Uma semana antes, Calhoun reconheceu que a empresa cometeu um “erro” numa reunião de segurança com toda a equipe, mas não especificou qual foi esse erro. A presidente do NTSB, Jennifer Homendy, exigiu que a Boeing fornecesse respostas sobre qualquer erro cometido como parte de sua investigação de segurança, que é separada da auditoria da FAA.
A Boeing enfrenta repetidos problemas de qualidade e segurança com suas aeronaves há cinco anos, levando ao encalhe de longo prazo de alguns jatos e à interrupção das entregas de outros.
O projeto do 737 Max foi responsável por dois acidentes fatais: um na Indonésia em outubro de 2018 e outro na Etiópia em março de 2019. Juntos, os dois acidentes mataram todas as 346 pessoas a bordo dos dois voos e levaram a um encalhe de 20 meses dos jatos mais vendidos da empresa, que custaram mais de US$ 21 bilhões.
Comunicações internas divulgadas durante o encalhe do 737 Max mostraram um funcionário descrevendo o jato como “projetado por palhaços, que por sua vez são supervisionados por macacos”.
No final do mês passado, a Boeing pediu às companhias aéreas que inspecionassem todos os seus jatos 737 Max em busca de um possível parafuso solto no sistema de leme, depois que uma companhia aérea descobriu um problema potencial com uma peça importante em duas aeronaves.

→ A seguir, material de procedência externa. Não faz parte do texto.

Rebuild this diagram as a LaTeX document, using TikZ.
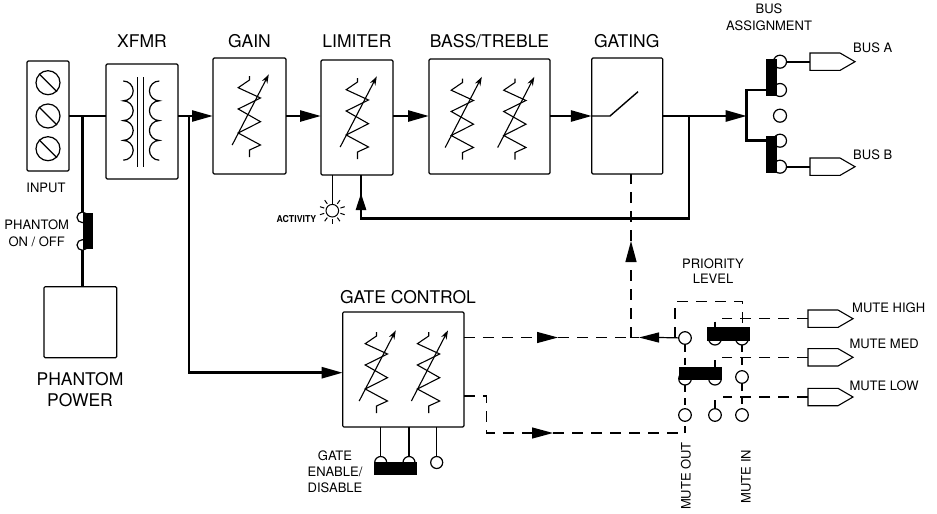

Seus problemas de qualidade e engenharia estenderam-se além do 737. A Boeing também teve que interromper duas vezes as entregas de seu 787 Dreamliner, por cerca de um ano, começando em 2021 e novamente em 2023, devido a preocupações de qualidade citadas pela FAA. E o jato 777 também encalhou depois que uma falha de motor em um voo da United espalhou detritos do motor nas casas e no solo.
Duas variantes do Max – o Max 7 e o Max 10 – ainda aguardam aprovação para começar a transportar passageiros. Este último incidente complica isso, observaram analistas do Wells Fargo.